Step III: Composition

A. Immediate Context

(JFC) Pre - The first 8 verses of I Thessalonians 2 tell of Paul's being mistreated in Philippi prior to coming to Thessalonica. They emphasize God's leading him on these ventures. He claims to have come without ulterior motives and with compassion like a mother's/nurse's caring for her own children. He affirms his lovingly giving of himself to the Thessalonians as well as giving the Gospel to them.
Post - The rest of I Thessalonians 2 likens the suffering of the Thessalonians to those of the churches in Judea whom the Jews mistreated in ways enumerated there. He predicts punishment for those having disrespecting him and them and Jesus. Then he repeats how he wanted to return to them and that Satan had prevented it. Yet, he concludes with another accolade for their appeal to him as his "glory and joy."

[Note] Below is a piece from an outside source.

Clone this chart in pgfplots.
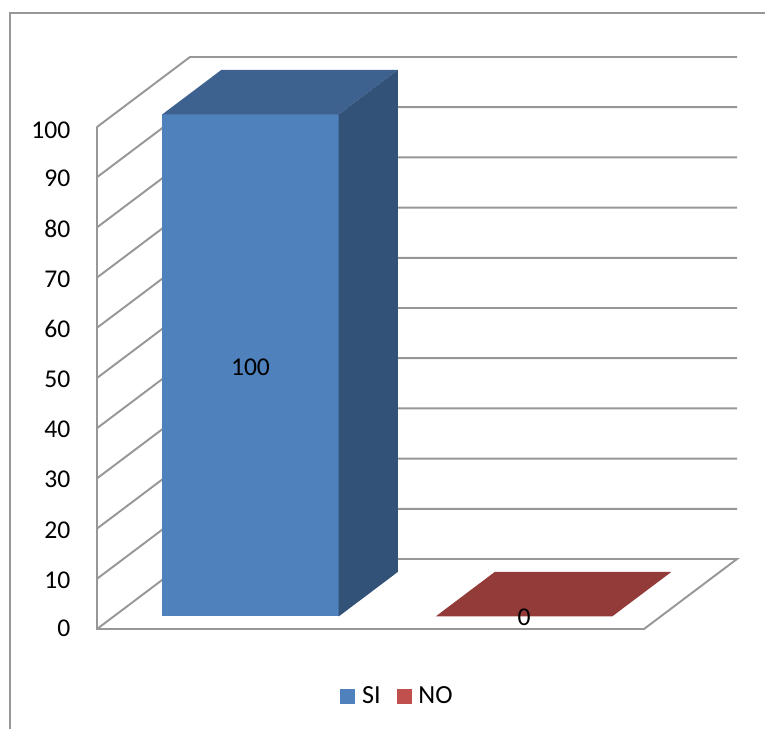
\documentclass[border=0pt]{standalone}
\usepackage{pgfplots}
\pgfplotsset{compat=1.18}
\usepackage{fontspec}
\setmainfont{Carlito}
\definecolor{gridg}{HTML}{979797}
\definecolor{sifront}{HTML}{4F81BD}
\definecolor{sitop}{HTML}{3E628F}
\definecolor{siside}{HTML}{325278}
\definecolor{notop}{HTML}{933B39}
\definecolor{noleg}{HTML}{C0504D}
\begin{document}
\begin{tikzpicture}[x=0.75pt,y=0.75pt]
\useasboundingbox (-97,-100) rectangle (668,629);
\begin{axis}[
  at={(0,0)},anchor=origin,
  x={(205.125pt,0pt)},y={(0.6975pt,0.525pt)},z={(0pt,3.765pt)},
  xmin=0,xmax=2,ymin=0,ymax=100,zmin=0,zmax=100,
  clip=false,
  axis line style={draw=none},
  major tick length=0pt,
  xtick=\empty,ytick=\empty,
  ztick={0,10,20,30,40,50,60,70,80,90,100},
  /pgf/number format/assume math mode=true,
  tick label style={font=\fontsize{19.2}{20}\selectfont,black},
  z tick label style={xshift=-16.5pt,yshift=3.4pt},
  legend columns=2,
  legend style={draw=none,fill=none,font=\fontsize{19.6}{20}\selectfont,
    at={(axis cs:1.1,0,-13.4)},anchor=center,
    /tikz/every even column/.append style={column sep=10pt}},
  legend cell align=left,
]
% walls and floor
\addplot3[forget plot,draw=gridg,line width=1.45pt,unbounded coords=jump] table[x=x,y=y,z=z] {
x y z
0 0 0
0 100 0
2 100 0
nan nan nan
0 0 10
0 100 10
2 100 10
nan nan nan
0 0 20
0 100 20
2 100 20
nan nan nan
0 0 30
0 100 30
2 100 30
nan nan nan
0 0 40
0 100 40
2 100 40
nan nan nan
0 0 50
0 100 50
2 100 50
nan nan nan
0 0 60
0 100 60
2 100 60
nan nan nan
0 0 70
0 100 70
2 100 70
nan nan nan
0 0 80
0 100 80
2 100 80
nan nan nan
0 0 90
0 100 90
2 100 90
nan nan nan
0 0 100
0 100 100
2 100 100
nan nan nan
0 100 0
2 100 0
2 0 0
0 0 0
0 0 100
};
% SI bar
\addplot3[fill=sifront,draw=none,area legend,
  legend image code/.code={\fill[sifront] (0pt,-5.6pt) rectangle (11.25pt,5.6pt);}]
  coordinates {(0.1773,18,0)(0.8227,18,0)(0.8227,18,100)(0.1773,18,100)};
\addlegendentry{\hspace{3pt}SI}
\addplot3[forget plot,fill=sitop,draw=none]
  coordinates {(0.1773,18,100)(0.8227,18,100)(0.8227,81.5,100)(0.1773,81.5,100)};
\addplot3[forget plot,fill=siside,draw=none]
  coordinates {(0.8227,18,0)(0.8227,81.5,0)(0.8227,81.5,100)(0.8227,18,100)};
% NO bar
\addplot3[fill=notop,draw=none,area legend,
  legend image code/.code={\fill[noleg] (0pt,-5.6pt) rectangle (11.25pt,5.6pt);}]
  coordinates {(1.1773,18,0)(1.8227,18,0)(1.8227,81.5,0)(1.1773,81.5,0)};
\addlegendentry{\hspace{3pt}NO}
\node[font=\fontsize{19.2}{20}\selectfont] at (axis cs:0.5,18,49.6) {100};
\node[font=\fontsize{19.2}{20}\selectfont] at (axis cs:1.5,18,-0.2) {0};
\end{axis}
\draw[gridg,line width=1.45pt] (-87,-100) -- (-87,616) -- (668,616);
\end{tikzpicture}
\end{document}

B. Organization of the Compositional Whole

(JFC) The first chapter of this epistle gives a traditional greeting and repeatedly expresses gratitude for the peoples' work and faithfulness, as they had learned from Paul's being there and teaching them. Chapter 2 tells and retells of Paul's work while he was in Thessalonica founding the church there. Then chapter 3 tells of Timothy's mission and how the church there is to strengthen itself. Chapter 4 includes Paul's plea for the purity of family life, verses 1-8. Other ethical and moral topics as well as the importance of publicly showing and telling of Christian principles via obvious behavior are also addressed there, in the 4th chapter, too. Chapter 5 refers repeatedly to the delay of Christ's return and seeks to deal with some questions, re: death, resurrection and end time(s). Leander E. Keck, in The Interpreter's One Volume Commentary On The Bible, identifies "2 sections concern(ed) with the past work of Paul in Thessalonica (chs. 1-3) and the present issues in the church (chs. 4-5)." The Catholic Encyclopedia calls chapters 1 and 3 "personal" and chapters 4 and 5 "doctrinal". Its whole tone or even tendency seems to be full of compassion for the newly organized church that needs some careful guidance from its absent founder, Paul. He emphasizes his thanks for their faith. In addition, the letter is known for its eschatological emphases and its pastoral feelings.

C. Issues of Authorship

(JFC) As previously noted, commentaries agree, Paul is the author of I Thessalonians and it is one of the earliest written parts of the New Testament. He wrote from Corinth in about 50 CE. Paul had been in Thessalonica, Acts 17:1-9 tells us. There Paul preached in the synagogue & converted some Jews by explaining to them using the scriptures with which they were familiar and the necessities of Christ's suffering and death. Of them, we read in Harper's Bible Commentary, "Thessalonica was one of the two most important trading centers in Roman Greece. . . Although it was the Roman capital of Macedonia, Thessalonica remained a free Greek city with its own council . . ." Some there objected to his proclaiming Christ as the Messiah. They interpreted his statements as declaring "another King, Christ", one other than Caesar. Some of Paul's gentile converts helped him & his company leave there to avoid more of what Keck calls, "civil disturbances".